:: Exercise description ::
Without the pictures, print the lines running from the beginning of the material to the line containing "const priceTicks = [4400, 11800, 19200, 26600, 34000];", both ends included.

:: Supplied data ::

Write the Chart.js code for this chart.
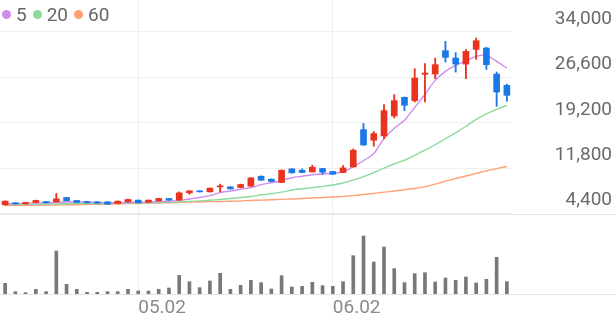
<!DOCTYPE html>
<html>
<head>
<meta charset="utf-8">
<script src="https://cdn.jsdelivr.net/npm/chart.js@4"></script>
<style>
    body { margin: 0; background: #fff; }
    #wrap { position: relative; width: 616px; height: 321px; }
    #legend { position: absolute; top: 3px; left: 2px; font: 19px Roboto, sans-serif; color: #666; display: flex; align-items: center; }
    #legend span.dot { display: inline-block; width: 9px; height: 9px; border-radius: 50%; margin: 0 5px 0 0; }
    #legend span.txt { margin-right: 6px; }
</style>
</head>
<body>
<div id="wrap">
    <canvas id="candle"></canvas>
    <div id="legend"></div>
</div>
<script>
const dates = ['04.14', '04.15', '04.16', '04.17', '04.18', '04.21', '04.22', '04.23', '04.24', '04.25',
    '04.28', '04.29', '04.30', '05.02', '05.07', '05.08', '05.09', '05.12', '05.13', '05.14',
    '05.15', '05.16', '05.19', '05.20', '05.21', '05.22', '05.23', '05.26', '05.27', '05.28',
    '05.29', '05.30', '06.02', '06.04', '06.05', '06.09', '06.10', '06.11', '06.12', '06.13',
    '06.16', '06.17', '06.18', '06.19', '06.20', '06.23', '06.24', '06.25', '06.26', '06.27'];
const shownDates = ['05.02', '06.02'];
const priceTicks = [4400, 11800, 19200, 26600, 34000];

const open = [5830, 6160, 5990, 6220, 6380, 6320, 7030, 6550, 6380, 6320,
    6320, 6060, 6320, 6600, 6270, 6480, 6870, 6600, 7780, 8110,
    7950, 8760, 8760, 8660, 8870, 10500, 10010, 9470, 11690, 11470,
    11200, 11750, 11260, 11100, 12010, 18090, 16350, 17050, 20310, 23350,
    22810, 27090, 27140, 30940, 29740, 28760, 31150, 31370, 27140, 25300];
const high = [6480, 6200, 6250, 6600, 6400, 7690, 7060, 6580, 6400, 6350,
    6350, 6480, 6760, 6630, 6630, 6920, 6900, 7950, 8150, 8150,
    8600, 9200, 8800, 9200, 10280, 10550, 10060, 11520, 11720, 11690,
    12290, 11800, 11300, 12240, 14940, 19070, 17770, 22160, 23790, 23400,
    28010, 28830, 29740, 32460, 30620, 31150, 32990, 31500, 27460, 25500];
const low = [5780, 5960, 5970, 6200, 6140, 6300, 6460, 6200, 6140, 6080,
    5900, 6040, 6300, 6140, 6250, 6450, 6580, 6580, 7570, 7920,
    7920, 7950, 8400, 8620, 8840, 9820, 9600, 9440, 11000, 11060,
    11160, 10820, 10780, 11060, 11980, 15490, 15380, 16630, 19980, 21180,
    22580, 22580, 26390, 29090, 27460, 26390, 29530, 27900, 21880, 22700];
const close = [6430, 5990, 6220, 6550, 6160, 6810, 6480, 6220, 6160, 6100,
    5940, 6430, 6710, 6160, 6600, 6870, 6600, 7780, 8110, 7950,
    8550, 8920, 8430, 9150, 10220, 9850, 9640, 11470, 11040, 11100,
    11960, 11150, 10820, 11850, 14730, 15590, 17440, 21180, 22810, 22050,
    26490, 27300, 28670, 29850, 28760, 30830, 32570, 28670, 24210, 23670];
const volume = [640, 140, 80, 280, 140, 2580, 580, 280, 100, 100,
    140, 140, 280, 180, 180, 280, 360, 1120, 740, 380,
    780, 1240, 280, 520, 820, 680, 300, 1100, 420, 460,
    700, 500, 460, 740, 2300, 3480, 1920, 2820, 1520, 680,
    1220, 1280, 720, 960, 820, 1020, 660, 880, 2200, 740];

const ma5 = [6030, 6060, 6080, 6140, 6170, 6240, 6300, 6300, 6290, 6240,
    6170, 6170, 6220, 6270, 6300, 6380, 6430, 6560, 6790, 7030,
    7330, 7820, 8090, 8380, 8630, 9120, 9440, 9800, 10250, 10500,
    10740, 10860, 10990, 11230, 12040, 13020, 14190, 16600, 18310, 19610,
    21720, 23840, 26110, 27580, 28550, 29280, 30020, 30180, 29200, 28110];
const ma20 = [5910, 5930, 5950, 5960, 5980, 5990, 6010, 6030, 6040, 6060,
    6080, 6090, 6110, 6140, 6170, 6210, 6250, 6320, 6400, 6480,
    6580, 6710, 6870, 7030, 7200, 7470, 7670, 7900, 8250, 8450,
    8630, 8840, 9070, 9390, 9850, 10420, 11070, 11800, 12530, 13100,
    13910, 14730, 15620, 16600, 17570, 18630, 19770, 20660, 21400, 22050];
const ma60 = [5730, 5750, 5770, 5780, 5800, 5810, 5850, 5860, 5900, 5910,
    5950, 5980, 6030, 6060, 6090, 6140, 6170, 6220, 6270, 6300,
    6350, 6380, 6430, 6470, 6550, 6600, 6660, 6730, 6790, 6870,
    6940, 7020, 7100, 7210, 7330, 7510, 7700, 7900, 8090, 8300,
    8500, 8790, 9200, 9690, 10120, 10530, 10950, 11360, 11730, 12080];

const maLabels = ['5', '20', '60'];
const maColors = ['#cf8cec', '#8cdb9c', '#ffa077'];
const UP = '#e8341e';
const DOWN = '#1b79e6';

const candleColors = open.map((o, i) => close[i] >= o ? UP : DOWN);

// legend (top-left)
const legend = document.getElementById('legend');
maLabels.forEach((m, i) => {
    legend.innerHTML += '<span class="dot" style="background:' + maColors[i] + '"></span><span class="txt">' + m + '</span>';
});

// full-width separator lines (4,400 line and volume baseline)
const separators = {
    id: 'separators',
    beforeDatasetsDraw(chart) {
        const ctx = chart.ctx;
        const yp = chart.scales.yPrice.getPixelForValue(priceTicks[0]);
        const yb = chart.chartArea.bottom;
        ctx.save();
        ctx.strokeStyle = '#e4e4e4';
        ctx.lineWidth = 1;
        [yp, yb].forEach(y => {
            ctx.beginPath();
            ctx.moveTo(0, Math.round(y) + 0.5);
            ctx.lineTo(chart.width, Math.round(y) + 0.5);
            ctx.stroke();
        });
        ctx.restore();
    }
};

const maLine = (data, color) => ({
    type: 'line',
    data: data,
    yAxisID: 'yPrice',
    borderColor: color,
    borderWidth: 1.4,
    pointRadius: 0,
    tension: 0.3,
    order: 2
});

new Chart(document.getElementById('candle'), {
    type: 'bar',
    data: {
        labels: dates,
        datasets: [
            {
                // body
                data: open.map((o, i) => [o, close[i]]),
                yAxisID: 'yPrice',
                backgroundColor: candleColors,
                barThickness: 6,
                grouped: false,
                minBarLength: 1,
                order: 0
            },
            {
                // wick
                data: low.map((l, i) => [l, high[i]]),
                yAxisID: 'yPrice',
                backgroundColor: candleColors,
                barThickness: 1.2,
                grouped: false,
                order: 1
            },
            maLine(ma5, maColors[0]),
            maLine(ma20, maColors[1]),
            maLine(ma60, maColors[2]),
            {
                data: volume,
                yAxisID: 'yVol',
                backgroundColor: '#787878',
                barThickness: 3,
                grouped: false,
                order: 3
            }
        ]
    },
    options: {
        responsive: true,
        maintainAspectRatio: false,
        animation: false,
        layout: { padding: { left: 0, right: 4, top: 0, bottom: 0 } },
        plugins: {
            legend: { display: false },
            tooltip: { enabled: false }
        },
        scales: {
            x: {
                offset: true,
                grid: { offset: false, color: '#efefef', drawTicks: false },
                border: { display: false },
                afterBuildTicks: (scale) => {
                    scale.ticks = dates.map((d, i) => ({ value: i })).filter(t => shownDates.includes(dates[t.value]));
                },
                afterFit: (scale) => {
                    scale.height = 27;
                    scale.paddingLeft = 0;
                    scale.paddingRight = 0;
                },
                ticks: {
                    autoSkip: false,
                    maxRotation: 0,
                    align: 'start',
                    padding: 3,
                    color: '#8a8a8a',
                    font: { family: 'Roboto', size: 19 },
                    callback: (v) => dates[v]
                }
            },
            yPrice: {
                position: 'right',
                min: -8690,
                max: 39200,
                grid: { color: '#efefef', drawTicks: false },
                border: { display: false },
                afterBuildTicks: (scale) => {
                    scale.ticks = priceTicks.map(v => ({ value: v }));
                },
                afterFit: (scale) => {
                    scale.width = 100;
                    scale.paddingTop = 0;
                    scale.paddingBottom = 0;
                },
                ticks: {
                    crossAlign: 'far',
                    labelOffset: -13,
                    color: '#6a6a6a',
                    font: { family: 'Roboto', size: 19 },
                    callback: (v) => v.toLocaleString('en-US')
                }
            },
            yVol: {
                display: false,
                min: 0,
                max: 17640
            }
        }
    },
    plugins: [separators]
});
</script>
</body>
</html>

:: Solved problem ::
Write the Chart.js code for this chart.
<!DOCTYPE html>
<html>
<head>
<meta charset="utf-8">
<script src="https://cdn.jsdelivr.net/npm/chart.js@4"></script>
<style>
    body { margin: 0; background: #fff; }
    #wrap { position: relative; width: 616px; height: 321px; }
    #legend { position: absolute; top: 3px; left: 2px; font: 19px Roboto, sans-serif; color: #666; display: flex; align-items: center; }
    #legend span.dot { display: inline-block; width: 9px; height: 9px; border-radius: 50%; margin: 0 5px 0 0; }
    #legend span.txt { margin-right: 6px; }
</style>
</head>
<body>
<div id="wrap">
    <canvas id="candle"></canvas>
    <div id="legend"></div>
</div>
<script>
const dates = ['04.14', '04.15', '04.16', '04.17', '04.18', '04.21', '04.22', '04.23', '04.24', '04.25',
    '04.28', '04.29', '04.30', '05.02', '05.07', '05.08', '05.09', '05.12', '05.13', '05.14',
    '05.15', '05.16', '05.19', '05.20', '05.21', '05.22', '05.23', '05.26', '05.27', '05.28',
    '05.29', '05.30', '06.02', '06.04', '06.05', '06.09', '06.10', '06.11', '06.12', '06.13',
    '06.16', '06.17', '06.18', '06.19', '06.20', '06.23', '06.24', '06.25', '06.26', '06.27'];
const shownDates = ['05.02', '06.02'];
const priceTicks = [4400, 11800, 19200, 26600, 34000];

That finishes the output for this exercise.